I Want To Stop Being Jewish – Why Is There No Exit Strategy?
Dear Jew in the City,
Here’s a question that no one seems to be willing to answer … how can one EXIT the Jewish community and why doesn’t the religion allow for it?! I was born to a reformed family who couldn’t tell you anything about “what it means to be….” I have never felt a connection to it (and yes, I’ve tried) and any association with it has always made me feel more an outcast in society. What bothers me the most is that the religious dogma associated with it polutes society with the notion that you are “born” into it. Nothing could be less true, in my opinion, or more offensive. It’s a religion … not a race! And it is only the religious aspect of it that proclaims it’s a race. Forcing someone that the religion believes was born into become a Jew is tantamount to forcing the title on them … and no better than the proselytizing that other religions do! Unless the religion wants to deteriorate from the inside-out, it needs to formulate an exit clause. I find myself having to force separation from the stigma by saying some not-so-pleasant things about the religion. I cannot respect it or it’s people until it respects me and my position. I AM NOT A JEW!
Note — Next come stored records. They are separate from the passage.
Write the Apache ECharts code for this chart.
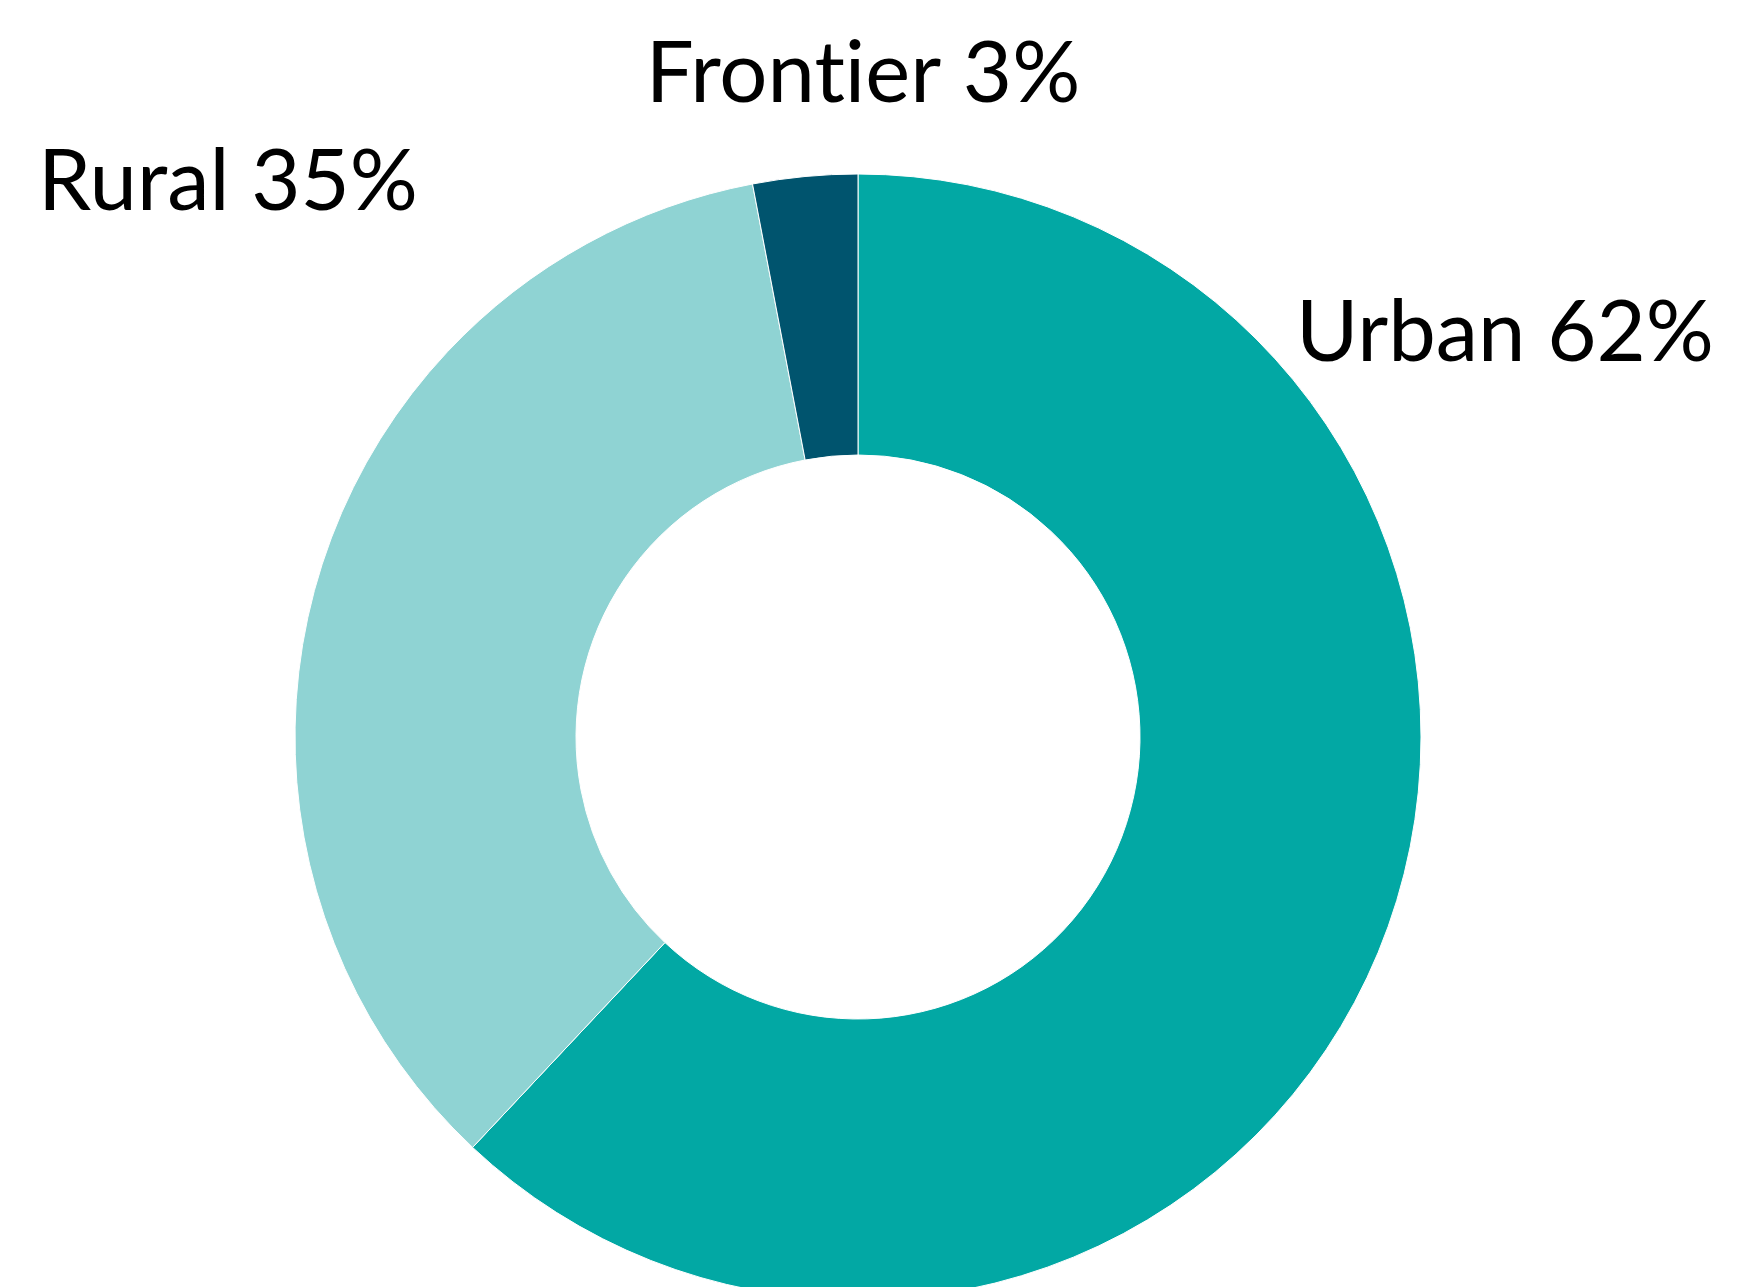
<!DOCTYPE html>
<html>
<head>
<meta charset="utf-8">
<script src="https://cdn.jsdelivr.net/npm/echarts@6/dist/echarts.min.js"></script>
<style>
html,body{margin:0;padding:0;background:#fff;}
#chart{width:1759px;height:1287px;}
</style>
</head>
<body>
<div id="chart"></div>
<script>
const categories = ['Urban', 'Rural', 'Frontier'];
const values = [62, 35, 3];
const colors = ['#02A8A4', '#8FD3D3', '#00546E'];
// label anchor positions (pixels) - layout only
const labelPos = [[1505, 334], [228, 183], [863, 75]];

const chart = echarts.init(document.getElementById('chart'), null, {renderer: 'canvas'});
chart.setOption({
  animation: false,
  backgroundColor: '#ffffff',
  series: [{
    type: 'pie',
    center: [858, 737],
    radius: [282, 563],
    startAngle: 90,
    clockwise: true,
    avoidLabelOverlap: false,
    data: categories.map((c, i) => ({name: c, value: values[i], itemStyle: {color: colors[i]}})),
    itemStyle: {borderColor: '#ffffff', borderWidth: 1},
    label: {
      show: true,
      position: 'outside',
      // zero-width non-joiner between "t" and "i" avoids the font's "ti" ligature
      formatter: p => p.name.replace(/ti/g, 't\u200Ci') + ' ' + p.value + '%',
      fontFamily: 'Lato',
      fontSize: 85,
      color: '#000000'
    },
    labelLine: {show: false},
    labelLayout: function (params) {
      const p = labelPos[params.dataIndex];
      return {x: p[0], y: p[1], align: 'center', verticalAlign: 'middle'};
    },
    emphasis: {disabled: true}
  }]
});
</script>
</body>
</html>
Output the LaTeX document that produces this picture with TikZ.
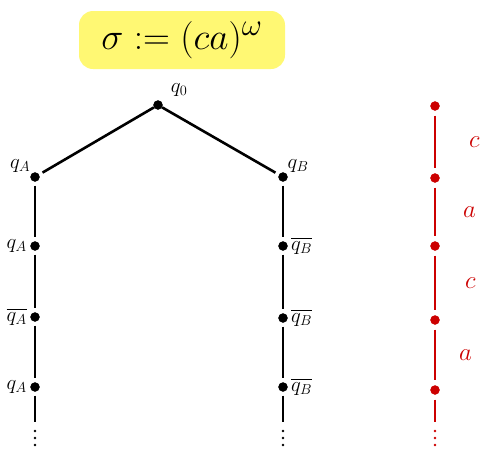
\documentclass[tikz,border=0pt]{standalone}
\usepackage{amssymb,amsmath}
\usepackage{tikz}

\begin{document}
\begin{tikzpicture}[x=1pt,y=-1pt,
    vertex/.style={circle,draw,fill=black,minimum size=9pt,inner sep=0pt},
    rvertex/.style={circle,draw=red!80!black,fill=red!80!black,minimum size=9pt,inner sep=0pt},
    edge/.style={line width=2.6pt,shorten >=4pt,shorten <=4pt},
    redge/.style={line width=1.8pt,red!80!black,shorten >=5pt,shorten <=5pt},
    lab/.style={font=\fontsize{20}{22}\selectfont},
    rlab/.style={font=\fontsize{24}{26}\selectfont,red!80!black},
    ell/.style={fill,circle,inner sep=0pt,minimum size=2.6pt}]
\useasboundingbox (0,0) rectangle (485,451);

\node[fill=yellow!55,rounded corners=14pt,minimum width=206pt,minimum height=58pt,inner sep=0pt,
      font=\Huge] (sigma) at (182,40) {\scalebox{1.5}{$\sigma := (ca)^{\omega}$}};

\node[vertex,label={[lab,label distance=6pt]30:$q_0$}] (0) at (158,105) {};

\node[vertex,label={[lab,label distance=-3pt]above left:$q_A$}] (A1) at (35,177) {};
\node[vertex,label={[lab]left:$q_A$}] (A2) at (35,246) {};
\node[vertex,label={[lab]left:$\overline{q_A}$}] (A3) at (35,317) {};
\node[vertex,label={[lab]left:$q_A$}] (A4) at (35,387) {};
\coordinate (Ae) at (35,422);

\node[vertex,label={[lab,label distance=-3pt]above right:$q_B$}] (B1) at (283,177) {};
\node[vertex,label={[lab]right:$\overline{q_B}$}] (B2) at (283,246) {};
\node[vertex,label={[lab]right:$\overline{q_B}$}] (B3) at (283,318) {};
\node[vertex,label={[lab]right:$\overline{q_B}$}] (B4) at (283,387) {};
\coordinate (Be) at (283,422);

\draw[edge,shorten <=0pt] (0) -- (A1);
\draw[edge,shorten <=0pt] (0) -- (B1);
\draw[edge] (A1) -- (A2);
\draw[edge] (A2) -- (A3);
\draw[edge] (A3) -- (A4);
\draw[edge,shorten >=0pt] (A4) -- (Ae);
\draw[edge] (B1) -- (B2);
\draw[edge] (B2) -- (B3);
\draw[edge] (B3) -- (B4);
\draw[edge,shorten >=0pt] (B4) -- (Be);

\foreach \y in {431,438,445} {
  \node[ell] at (35,\y) {};
  \node[ell] at (283,\y) {};
  \node[ell,red!80!black] at (435,\y) {};
}

% the word
\node[rvertex] (r1) at (435,106) {};
\node[rvertex] (r2) at (435,178) {};
\node[rvertex] (r3) at (435,246) {};
\node[rvertex] (r4) at (435,320) {};
\node[rvertex] (r5) at (435,390) {};
\coordinate (re) at (435,422);

\draw[redge] (r1) -- node[rlab,right=30pt] {$c$} (r2);
\draw[redge] (r2) -- node[rlab,right=24pt] {$a$} (r3);
\draw[redge] (r3) -- node[rlab,right=26pt] {$c$} (r4);
\draw[redge] (r4) -- node[rlab,right=20pt] {$a$} (r5);
\draw[redge,shorten >=0pt] (r5) -- (re);
\end{tikzpicture}
\end{document}
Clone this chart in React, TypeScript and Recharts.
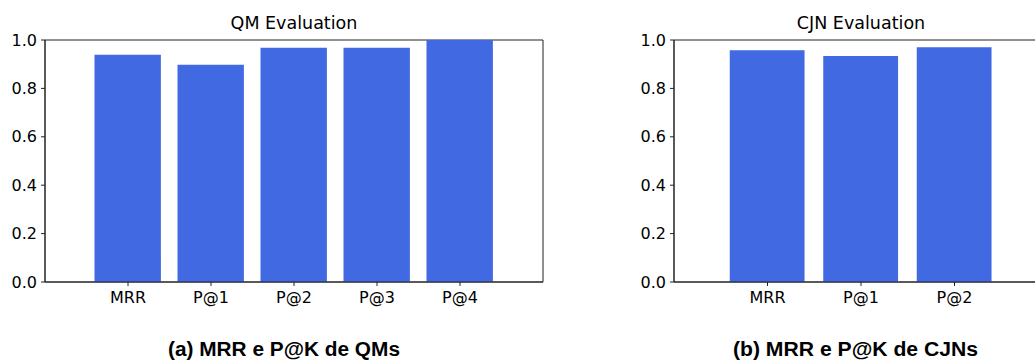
import React from 'react';
import { BarChart, Bar, XAxis, YAxis, ReferenceArea } from 'recharts';

const qmCategories = ['MRR', 'P@1', 'P@2', 'P@3', 'P@4'];
const qmValues = [0.939, 0.898, 0.968, 0.968, 1.0];

const cjnCategories = ['MRR', 'P@1', 'P@2'];
const cjnValues = [0.958, 0.934, 0.97];

const yTicks = [0, 0.2, 0.4, 0.6, 0.8, 1.0];

const BAR_COLOR = '#4169E1';
const AXIS_COLOR = '#222222';
const TICK_FONT = { fontFamily: 'DejaVu Sans', fontSize: 16, fill: '#000' };

type PanelProps = {
  categories: string[];
  values: number[];
  xMax: number;
  plotWidth: number;
  barSize: number;
  left: number;
};

const Y_AXIS_W = 45;
const RIGHT_M = 20;

function Panel({ categories, values, xMax, plotWidth, barSize, left }: PanelProps) {
  const data = categories.map((c, i) => ({ x: i, label: c, value: values[i] }));
  const ticks = categories.map((_, i) => i);
  return (
    <div style={{ position: 'absolute', left, top: 0 }}>
      <BarChart
        width={Y_AXIS_W + plotWidth + RIGHT_M}
        height={320}
        data={data}
        margin={{ top: 40, right: RIGHT_M, bottom: 0, left: 0 }}
      >
        <ReferenceArea
          x1={-1}
          x2={xMax}
          y1={0}
          y2={1}
          fill="none"
          stroke={AXIS_COLOR}
          strokeWidth={1}
          ifOverflow="visible"
        />
        <XAxis
          dataKey="x"
          type="number"
          domain={[-1, xMax]}
          ticks={ticks}
          interval={0}
          tickFormatter={(v: number) => categories[v] ?? ''}
          tick={TICK_FONT}
          tickSize={4}
          tickMargin={6}
          height={38}
          stroke={AXIS_COLOR}
          axisLine={{ stroke: AXIS_COLOR }}
          tickLine={{ stroke: AXIS_COLOR }}
          allowDataOverflow
        />
        <YAxis
          type="number"
          domain={[0, 1]}
          ticks={yTicks}
          interval={0}
          tickFormatter={(v: number) => v.toFixed(1)}
          tick={TICK_FONT}
          tickSize={4}
          tickMargin={4}
          width={Y_AXIS_W}
          axisLine={{ stroke: AXIS_COLOR }}
          tickLine={{ stroke: AXIS_COLOR }}
          allowDataOverflow
        />
        <Bar dataKey="value" fill={BAR_COLOR} barSize={barSize} isAnimationActive={false} />
      </BarChart>
    </div>
  );
}

export default function App() {
  return (
    <div
      style={{
        position: 'absolute',
        left: 0,
        top: 0,
        width: 1035,
        height: 360,
        overflow: 'hidden',
        background: '#fff',
      }}
    >
      <Panel categories={qmCategories} values={qmValues} xMax={5} plotWidth={498} barSize={66.4} left={0} />
      <Panel categories={cjnCategories} values={cjnValues} xMax={3} plotWidth={374} barSize={74.8} left={629} />
      <svg
        width={1035}
        height={360}
        style={{ position: 'absolute', left: 0, top: 0, pointerEvents: 'none' }}
      >
        <text x={294} y={29.3} textAnchor="middle" fontFamily="DejaVu Sans" fontSize={17.5} fill="#000">
          QM Evaluation
        </text>
        <text x={861} y={29.3} textAnchor="middle" fontFamily="DejaVu Sans" fontSize={17.5} fill="#000">
          CJN Evaluation
        </text>
        <text
          x={168}
          y={356}
          fontFamily="Liberation Sans, Arial, sans-serif"
          fontWeight="bold"
          fontSize={20}
          textLength={232}
          lengthAdjust="spacingAndGlyphs"
          fill="#000"
        >
          (a) MRR e P@K de QMs
        </text>
        <text
          x={733}
          y={356}
          fontFamily="Liberation Sans, Arial, sans-serif"
          fontWeight="bold"
          fontSize={20}
          textLength={245}
          lengthAdjust="spacingAndGlyphs"
          fill="#000"
        >
          (b) MRR e P@K de CJNs
        </text>
      </svg>
    </div>
  );
}
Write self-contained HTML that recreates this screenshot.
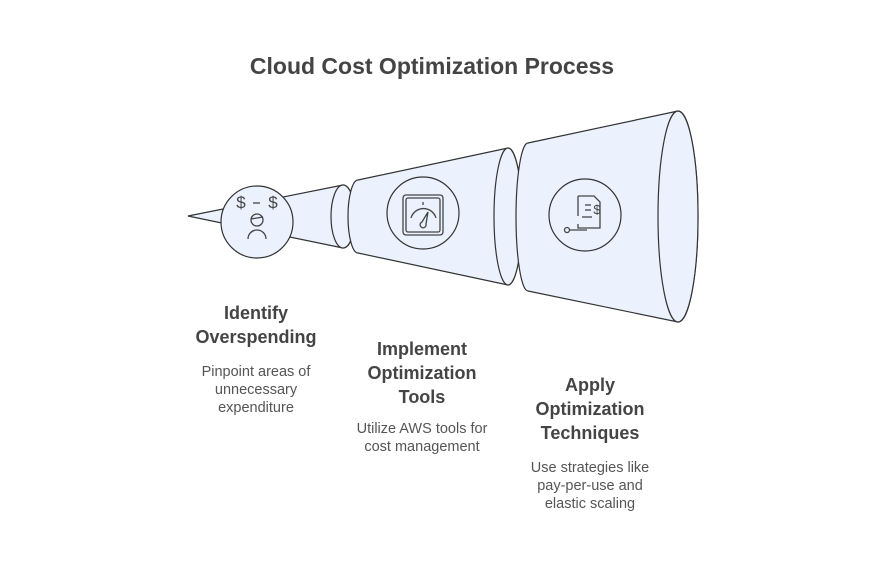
<!DOCTYPE html>
<html><head><meta charset="utf-8"><style>
body{margin:0;background:#fff;width:876px;height:558px;overflow:hidden;font-family:"Liberation Sans",sans-serif}
</style></head><body>
<svg width="876" height="558" viewBox="0 0 876 558" xmlns="http://www.w3.org/2000/svg" font-family="Liberation Sans, sans-serif">
<text x="432" y="74" text-anchor="middle" font-size="23" font-weight="bold" fill="#444">Cloud Cost Optimization Process</text>
<g stroke="#333" stroke-width="1.2" fill="#ebf2fe">
<path d="M188,216 L343,185 A12,31.5 0 0 1 343,248 Z"/>
<ellipse cx="343" cy="216.5" rx="12" ry="31.5"/>
<path d="M358,180 L508,148 A14,68.5 0 0 1 508,285 L358,253 A10,36.5 0 0 1 358,180 Z"/>
<ellipse cx="508" cy="216.5" rx="14" ry="68.5"/>
<path d="M528,143 L678,111 A20,105.5 0 0 1 678,322 L528,291 A12,74 0 0 1 528,143 Z"/>
<ellipse cx="678" cy="216.5" rx="20" ry="105.5"/>
</g>
<g stroke="#333" stroke-width="1.2" fill="#ebf2fe">
<circle cx="257" cy="222" r="36"/>
<circle cx="423" cy="213" r="36"/>
<circle cx="585" cy="215" r="36"/>
</g>
<g stroke="#444" stroke-width="1.3" fill="none">
<text x="241" y="208" font-size="17" fill="#444" stroke="none" text-anchor="middle">$</text>
<text x="273" y="208" font-size="17" fill="#444" stroke="none" text-anchor="middle">$</text>
<line x1="253" y1="203" x2="260" y2="203"/>
<circle cx="257" cy="220" r="6"/>
<line x1="251" y1="219" x2="263" y2="217"/>
<path d="M248,239 A9,9 0 0 1 266,239"/>
<rect x="403" y="195" width="40" height="40" rx="3"/>
<rect x="406" y="198" width="34" height="34" rx="2"/>
<path d="M411,218 A13,13 0 0 1 436,218"/>
<line x1="423" y1="202" x2="423" y2="205"/>
<path d="M428,212 L422,222 A3,3 0 1 0 426,224 Z"/>
<path d="M578,196 L594,196 L600,202 L600,228 L578,228 L578,224"/>
<line x1="578" y1="196" x2="578" y2="216"/>
<line x1="585" y1="205" x2="591" y2="205"/>
<line x1="585" y1="210" x2="591" y2="210"/>
<line x1="582" y1="217" x2="592" y2="217"/>
<circle cx="567" cy="230" r="2.5"/>
<line x1="570" y1="230" x2="587" y2="230"/>
<text x="597" y="214" font-size="13" fill="#444" stroke="none" text-anchor="middle">$</text>
</g>
<g fill="#444" text-anchor="middle">
<text x="256" y="319" font-size="18" font-weight="bold">Identify</text>
<text x="256" y="343" font-size="18" font-weight="bold">Overspending</text>
<text x="256" y="376" font-size="14.5" fill="#555">Pinpoint areas of</text>
<text x="256" y="394" font-size="14.5" fill="#555">unnecessary</text>
<text x="256" y="412" font-size="14.5" fill="#555">expenditure</text>
<text x="422" y="355" font-size="18" font-weight="bold">Implement</text>
<text x="422" y="379" font-size="18" font-weight="bold">Optimization</text>
<text x="422" y="403" font-size="18" font-weight="bold">Tools</text>
<text x="422" y="433" font-size="14.5" fill="#555">Utilize AWS tools for</text>
<text x="422" y="451" font-size="14.5" fill="#555">cost management</text>
<text x="590" y="391" font-size="18" font-weight="bold">Apply</text>
<text x="590" y="415" font-size="18" font-weight="bold">Optimization</text>
<text x="590" y="439" font-size="18" font-weight="bold">Techniques</text>
<text x="590" y="472" font-size="14.5" fill="#555">Use strategies like</text>
<text x="590" y="490" font-size="14.5" fill="#555">pay-per-use and</text>
<text x="590" y="508" font-size="14.5" fill="#555">elastic scaling</text>
</g>
</svg>
</body></html>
Thanks for your question. I am willing to answer it, even though I am sad that you need to ask it. I once joked that being a Jew is like being in the “Hotel California” – “you can checkout any time you like, but you can never leave!” But seriously – there were Jews throughout history who wanted out, so they left, they assimilated, they intermarried, but you know what – the non-Jews STILL considered them Jews. Remember how Jewishness was tracked in Hitler’s time? They went back at least two generations. Anti-Semitism has NEVER made sense – it’s just a reality that the Torah says will exist while we’re in exile. So even if we Jews could let you off the hook, the Anti-Semites of the world wouldn’t.
Why can’t you stop being Jewish? Well – let me ask you a different question. Let’s say that you and I were brother and sister, but you wanted out of our family. You could change your name, change your nationality, get plastic surgery, deny that we’re related, but at the end of the day, we share the same parents and therefore we ARE family, no matter what you do. And the same goes for being a Jew. You can believe what you want, call yourself what you want, but you are a descendent of Abraham, Isaac, and Jacob on your mother’s side, and therefore you are part of our family. We share a common history and a common destiny. We are spiritually bound to one another. Judaism IS more than just a religion, because other religions are usually just about belief and practice, whereas Jewishness does not go away due to lack of belief or practice. At the same time, we allow for converts to be “adopted” into our family if they show that they are committed to our people and our way of life because if someone goes to such lengths to become a Jew, it’s because we believe that they are spiritually bound to our nation as well.
I’m sorry that our family has failed you, that you’ve never felt a connection to Judaism. Back in my pre-religious days, my only connection was cultural. It was still a positive one, but not particularly deep. I commend you for trying to make a connection, despite the fact that your parents didn’t raise you with one. But I wonder if you ever explored Orthodox Judaism. Have you ever spent a Shabbos with people who truly embody the essence of Shabbos and hachnasis orchim (hospitality)? Have you ever attended a Torah class given by a world class teacher? The kind that fills you with inspiration and leaves you awestruck?
If you haven’t, I would love to help you experience these things – not in an effort to convince you of how great being Jewish is, but rather to expose you to the best we have to offer. Perhaps such experiences will change your feelings, perhaps they won’t. But at least you’ll know what inspires those of us who do feel good about being Jewish. I know you believe that Judaism’s religious dogma “pollutes society,” but Judaism’s dogma brought concepts to the world like “love your neighbor as yourself,” “love your wife as much as yourself and honor her more,” and “don’t stand idly by the blood of your neighbor.”
Look, RSM, you can call yourself whatever you like. You can refer to yourself as a gentile. Who can stop you? You’re a free agent, living in a free country. All I will tell you is that for all the anti-Semites throughout the centuries who made being a Jew punishable by death and all the Jews – your ancestors and mine -who were willing to give up everything to hold on to their Jewishness. For those people who were willing to risk it all, I just hope that before you close the door forever, you know exactly what it is you’re leaving.